* YOUR INSTRUCTIONS *
Write the data out again exactly, dropping any images it holds.

* MATERIAL *

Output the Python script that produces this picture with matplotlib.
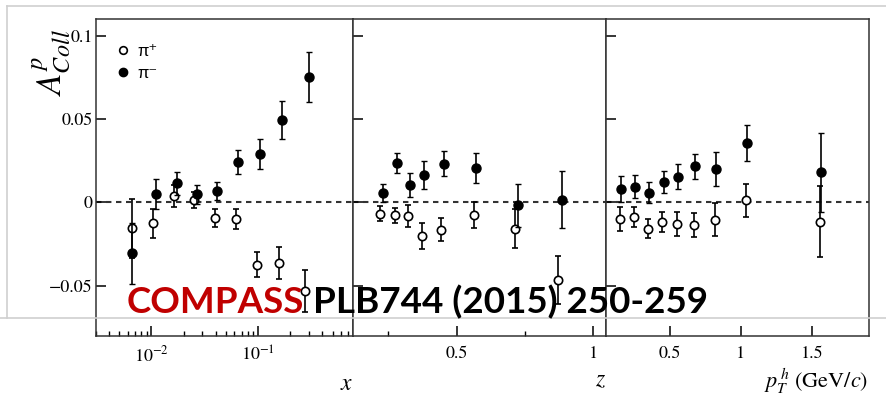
import numpy as np
import matplotlib.pyplot as plt
from matplotlib.lines import Line2D
from matplotlib.ticker import MultipleLocator, FixedLocator, FuncFormatter, NullLocator

plt.rcParams['font.family'] = 'STIXGeneral'
plt.rcParams['mathtext.fontset'] = 'stix'

# --- x binning ---
x_pip = [0.0065, 0.0104, 0.0161, 0.025, 0.0393, 0.0618, 0.0985, 0.158, 0.277]
a_pip_x = [-0.0156, -0.0126, 0.0038, 0.0014, -0.0094, -0.0102, -0.0374, -0.0362, -0.0532]
e_pip_x = [0.0176, 0.0085, 0.0064, 0.005, 0.0052, 0.006, 0.0076, 0.0097, 0.0127]
x_pim = [0.0066, 0.011, 0.0172, 0.0269, 0.041, 0.0644, 0.1035, 0.166, 0.297]
a_pim_x = [-0.0306, 0.0048, 0.0114, 0.0048, 0.0068, 0.0244, 0.029, 0.0492, 0.0752]
e_pim_x = [0.0184, 0.009, 0.007, 0.0056, 0.0056, 0.0072, 0.0088, 0.0114, 0.0152]

# --- z binning ---
z_pip = [0.22, 0.273, 0.323, 0.372, 0.443, 0.562, 0.712, 0.872]
a_pip_z = [-0.0068, -0.0078, -0.0084, -0.0204, -0.0164, -0.0074, -0.0158, -0.0466]
e_pip_z = [0.0045, 0.0045, 0.0066, 0.0078, 0.0068, 0.0078, 0.0115, 0.0146]
z_pim = [0.231, 0.282, 0.33, 0.381, 0.452, 0.571, 0.723, 0.884]
a_pim_z = [0.0054, 0.0236, 0.0104, 0.0162, 0.0232, 0.0206, -0.0018, 0.0016]
e_pim_z = [0.0054, 0.006, 0.0072, 0.0084, 0.0076, 0.0088, 0.013, 0.017]

# --- pT binning ---
pt_pip = [0.148, 0.247, 0.347, 0.446, 0.547, 0.669, 0.817, 1.035, 1.556]
a_pip_pt = [-0.0098, -0.009, -0.0158, -0.0118, -0.013, -0.0136, -0.0104, 0.0012, -0.0116]
e_pip_pt = [0.0072, 0.006, 0.0058, 0.006, 0.007, 0.007, 0.0098, 0.0098, 0.0214]
pt_pim = [0.155, 0.254, 0.354, 0.456, 0.556, 0.676, 0.824, 1.044, 1.566]
a_pim_pt = [0.008, 0.0094, 0.0058, 0.012, 0.0154, 0.0216, 0.020, 0.0356, 0.018]
e_pim_pt = [0.008, 0.0068, 0.0062, 0.0066, 0.0076, 0.0074, 0.0102, 0.0108, 0.0236]

W, H = 887, 415
fig = plt.figure(figsize=(W / 100, H / 100), dpi=100)

def fx(px):
    return px / W

def fy(py):
    return 1 - py / H

bottom, top = fy(336), fy(19)
ax1 = fig.add_axes([fx(95.7), bottom, fx(353.3 - 95.7), top - bottom])
ax2 = fig.add_axes([fx(353.3), bottom, fx(606 - 353.3), top - bottom])
ax3 = fig.add_axes([fx(606), bottom, fx(868.7 - 606), top - bottom])

def draw(ax, xp, ap, ep, xm, am, em):
    ax.axhline(0, color='#333333', lw=1.5, ls=(0, (2.6, 2.2)), zorder=1)
    ax.errorbar(xp, ap, yerr=ep, fmt='o', ms=6, mfc='white', mec='black', mew=1.2,
                ecolor='black', elinewidth=1.2, capsize=2, capthick=1, zorder=3)
    ax.errorbar(xm, am, yerr=em, fmt='o', ms=6.5, mfc='black', mec='black',
                ecolor='black', elinewidth=1.2, capsize=2, capthick=1, zorder=4)
    ax.set_ylim(-0.0802, 0.11)
    ax.yaxis.set_major_locator(FixedLocator([-0.05, 0, 0.05, 0.1]))
    ax.yaxis.set_minor_locator(NullLocator())
    ax.tick_params(axis='both', which='major', direction='in', length=7, width=1.1,
                   labelsize=13, top=False, right=False)
    ax.tick_params(axis='x', which='major', pad=7)
    ax.tick_params(axis='x', which='minor', direction='in', length=3.5, width=1)
    ax.tick_params(axis='y', pad=2)
    for s in ax.spines.values():
        s.set_linewidth(1.1)
        s.set_color('#333333')

draw(ax1, x_pip, a_pip_x, e_pip_x, x_pim, a_pim_x, e_pim_x)
draw(ax2, z_pip, a_pip_z, e_pip_z, z_pim, a_pim_z, e_pim_z)
draw(ax3, pt_pip, a_pip_pt, e_pip_pt, pt_pim, a_pim_pt, e_pim_pt)

fmt = FuncFormatter(lambda v, p: '0' if v == 0 else ('%g' % v).replace('-', '\u2212'))

ax1.set_xscale('log')
ax1.set_xlim(0.003, 0.78)
ax1.yaxis.set_major_formatter(fmt)

ax2.set_xlim(0.122, 1.046)
ax2.xaxis.set_major_locator(FixedLocator([0.5, 1.0]))
ax2.xaxis.set_minor_locator(FixedLocator([0.25, 0.75]))
ax2.xaxis.set_major_formatter(FuncFormatter(lambda v, p: '%g' % v))
ax2.set_yticklabels([])

ax3.set_xlim(0.05, 1.9)
ax3.xaxis.set_major_locator(FixedLocator([0.5, 1.0, 1.5]))
ax3.xaxis.set_minor_locator(NullLocator())
ax3.xaxis.set_major_formatter(FuncFormatter(lambda v, p: '%g' % v))
ax3.set_yticklabels([])

ax1.set_xlabel(r'$x$', fontsize=17, loc='right', labelpad=6)
ax2.set_xlabel(r'$z$', fontsize=17, loc='right', labelpad=6)
ax3.set_xlabel(r'$p_T^{\,h}$ (GeV/$c$)', fontsize=16, loc='right', labelpad=4)

fig.text(fx(51), fy(63), r'$A^{p}_{Coll}$', fontsize=25, rotation=90,
         ha='center', va='center')

# legend
leg_handles = [
    Line2D([], [], ls='none', marker='o', ms=5.5, mfc='white', mec='black', mew=1.2),
    Line2D([], [], ls='none', marker='o', ms=6, mfc='black', mec='black'),
]
ax1.legend(leg_handles, ['\u03c0\u207a', '\u03c0\u207b'], loc='upper left',
           frameon=False, prop={'family': ['Liberation Sans', 'DejaVu Sans'], 'size': 12},
           handlelength=0.8, handletextpad=0.5, labelspacing=0.45,
           bbox_to_anchor=(0.02, 0.97))

# slide decorations
line_c = '#cfcfcf'
fig.add_artist(Line2D([fx(7), 1], [fy(6), fy(6)], color=line_c, lw=1.2))
fig.add_artist(Line2D([fx(7), fx(7)], [fy(6), fy(318)], color=line_c, lw=1.2))
fig.add_artist(Line2D([0, 1], [fy(318), fy(318)], color=line_c, lw=1.2, zorder=10))

t1 = fig.text(fx(127), fy(313), 'COMPASS', color='#c00000', fontsize=26.5,
              fontweight='bold', family='Lato', va='baseline', zorder=11)
t2 = fig.text(0, 0, 'PLB744 (2015) 250-259', color='black', fontsize=26.5,
              fontweight='bold', family='Lato', va='baseline', zorder=11)
fig.canvas.draw()
bb = t1.get_window_extent()
t2.set_position(((bb.x1 + 9) / W, fy(313)))

fig.savefig('out.png', dpi=100)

* CORRECT RESULT *
Output the Python script that produces this picture with matplotlib.
import numpy as np
import matplotlib.pyplot as plt
from matplotlib.lines import Line2D
from matplotlib.ticker import MultipleLocator, FixedLocator, FuncFormatter, NullLocator

plt.rcParams['font.family'] = 'STIXGeneral'
plt.rcParams['mathtext.fontset'] = 'stix'

# --- x binning ---
x_pip = [0.0065, 0.0104, 0.0161, 0.025, 0.0393, 0.0618, 0.0985, 0.158, 0.277]
a_pip_x = [-0.0156, -0.0126, 0.0038, 0.0014, -0.0094, -0.0102, -0.0374, -0.0362, -0.0532]
e_pip_x = [0.0176, 0.0085, 0.0064, 0.005, 0.0052, 0.006, 0.0076, 0.0097, 0.0127]
x_pim = [0.0066, 0.011, 0.0172, 0.0269, 0.041, 0.0644, 0.1035, 0.166, 0.297]
a_pim_x = [-0.0306, 0.0048, 0.0114, 0.0048, 0.0068, 0.0244, 0.029, 0.0492, 0.0752]
e_pim_x = [0.0184, 0.009, 0.007, 0.0056, 0.0056, 0.0072, 0.0088, 0.0114, 0.0152]

# --- z binning ---
z_pip = [0.22, 0.273, 0.323, 0.372, 0.443, 0.562, 0.712, 0.872]
a_pip_z = [-0.0068, -0.0078, -0.0084, -0.0204, -0.0164, -0.0074, -0.0158, -0.0466]
e_pip_z = [0.0045, 0.0045, 0.0066, 0.0078, 0.0068, 0.0078, 0.0115, 0.0146]
z_pim = [0.231, 0.282, 0.33, 0.381, 0.452, 0.571, 0.723, 0.884]
a_pim_z = [0.0054, 0.0236, 0.0104, 0.0162, 0.0232, 0.0206, -0.0018, 0.0016]
e_pim_z = [0.0054, 0.006, 0.0072, 0.0084, 0.0076, 0.0088, 0.013, 0.017]

# --- pT binning ---
pt_pip = [0.148, 0.247, 0.347, 0.446, 0.547, 0.669, 0.817, 1.035, 1.556]
a_pip_pt = [-0.0098, -0.009, -0.0158, -0.0118, -0.013, -0.0136, -0.0104, 0.0012, -0.0116]
e_pip_pt = [0.0072, 0.006, 0.0058, 0.006, 0.007, 0.007, 0.0098, 0.0098, 0.0214]
pt_pim = [0.155, 0.254, 0.354, 0.456, 0.556, 0.676, 0.824, 1.044, 1.566]
a_pim_pt = [0.008, 0.0094, 0.0058, 0.012, 0.0154, 0.0216, 0.020, 0.0356, 0.018]
e_pim_pt = [0.008, 0.0068, 0.0062, 0.0066, 0.0076, 0.0074, 0.0102, 0.0108, 0.0236]

W, H = 887, 415
fig = plt.figure(figsize=(W / 100, H / 100), dpi=100)

def fx(px):
    return px / W

def fy(py):
    return 1 - py / H

bottom, top = fy(336), fy(19)
ax1 = fig.add_axes([fx(95.7), bottom, fx(353.3 - 95.7), top - bottom])
ax2 = fig.add_axes([fx(353.3), bottom, fx(606 - 353.3), top - bottom])
ax3 = fig.add_axes([fx(606), bottom, fx(868.7 - 606), top - bottom])

def draw(ax, xp, ap, ep, xm, am, em):
    ax.axhline(0, color='#333333', lw=1.5, ls=(0, (2.6, 2.2)), zorder=1)
    ax.errorbar(xp, ap, yerr=ep, fmt='o', ms=6, mfc='white', mec='black', mew=1.2,
                ecolor='black', elinewidth=1.2, capsize=2, capthick=1, zorder=3)
    ax.errorbar(xm, am, yerr=em, fmt='o', ms=6.5, mfc='black', mec='black',
                ecolor='black', elinewidth=1.2, capsize=2, capthick=1, zorder=4)
    ax.set_ylim(-0.0802, 0.11)
    ax.yaxis.set_major_locator(FixedLocator([-0.05, 0, 0.05, 0.1]))
    ax.yaxis.set_minor_locator(NullLocator())
    ax.tick_params(axis='both', which='major', direction='in', length=7, width=1.1,
                   labelsize=13, top=False, right=False)
    ax.tick_params(axis='x', which='major', pad=7)
    ax.tick_params(axis='x', which='minor', direction='in', length=3.5, width=1)
    ax.tick_params(axis='y', pad=2)
    for s in ax.spines.values():
        s.set_linewidth(1.1)
        s.set_color('#333333')

draw(ax1, x_pip, a_pip_x, e_pip_x, x_pim, a_pim_x, e_pim_x)
draw(ax2, z_pip, a_pip_z, e_pip_z, z_pim, a_pim_z, e_pim_z)
draw(ax3, pt_pip, a_pip_pt, e_pip_pt, pt_pim, a_pim_pt, e_pim_pt)

fmt = FuncFormatter(lambda v, p: '0' if v == 0 else ('%g' % v).replace('-', '\u2212'))

ax1.set_xscale('log')
ax1.set_xlim(0.003, 0.78)
ax1.yaxis.set_major_formatter(fmt)

ax2.set_xlim(0.122, 1.046)
ax2.xaxis.set_major_locator(FixedLocator([0.5, 1.0]))
ax2.xaxis.set_minor_locator(FixedLocator([0.25, 0.75]))
ax2.xaxis.set_major_formatter(FuncFormatter(lambda v, p: '%g' % v))
ax2.set_yticklabels([])

ax3.set_xlim(0.05, 1.9)
ax3.xaxis.set_major_locator(FixedLocator([0.5, 1.0, 1.5]))
ax3.xaxis.set_minor_locator(NullLocator())
ax3.xaxis.set_major_formatter(FuncFormatter(lambda v, p: '%g' % v))
ax3.set_yticklabels([])

ax1.set_xlabel(r'$x$', fontsize=17, loc='right', labelpad=6)
ax2.set_xlabel(r'$z$', fontsize=17, loc='right', labelpad=6)
ax3.set_xlabel(r'$p_T^{\,h}$ (GeV/$c$)', fontsize=16, loc='right', labelpad=4)

fig.text(fx(51), fy(63), r'$A^{p}_{Coll}$', fontsize=25, rotation=90,
         ha='center', va='center')

# legend
leg_handles = [
    Line2D([], [], ls='none', marker='o', ms=5.5, mfc='white', mec='black', mew=1.2),
    Line2D([], [], ls='none', marker='o', ms=6, mfc='black', mec='black'),
]
ax1.legend(leg_handles, ['\u03c0\u207a', '\u03c0\u207b'], loc='upper left',
           frameon=False, prop={'family': ['Liberation Sans', 'DejaVu Sans'], 'size': 12},
           handlelength=0.8, handletextpad=0.5, labelspacing=0.45,
           bbox_to_anchor=(0.02, 0.97))

# slide decorations
line_c = '#cfcfcf'
fig.add_artist(Line2D([fx(7), 1], [fy(6), fy(6)], color=line_c, lw=1.2))
fig.add_artist(Line2D([fx(7), fx(7)], [fy(6), fy(318)], color=line_c, lw=1.2))
fig.add_artist(Line2D([0, 1], [fy(318), fy(318)], color=line_c, lw=1.2, zorder=10))

t1 = fig.text(fx(127), fy(313), 'COMPASS', color='#c00000', fontsize=26.5,
              fontweight='bold', family='Lato', va='baseline', zorder=11)
t2 = fig.text(0, 0, 'PLB744 (2015) 250-259', color='black', fontsize=26.5,
              fontweight='bold', family='Lato', va='baseline', zorder=11)
fig.canvas.draw()
bb = t1.get_window_extent()
t2.set_position(((bb.x1 + 9) / W, fy(313)))

fig.savefig('out.png', dpi=100)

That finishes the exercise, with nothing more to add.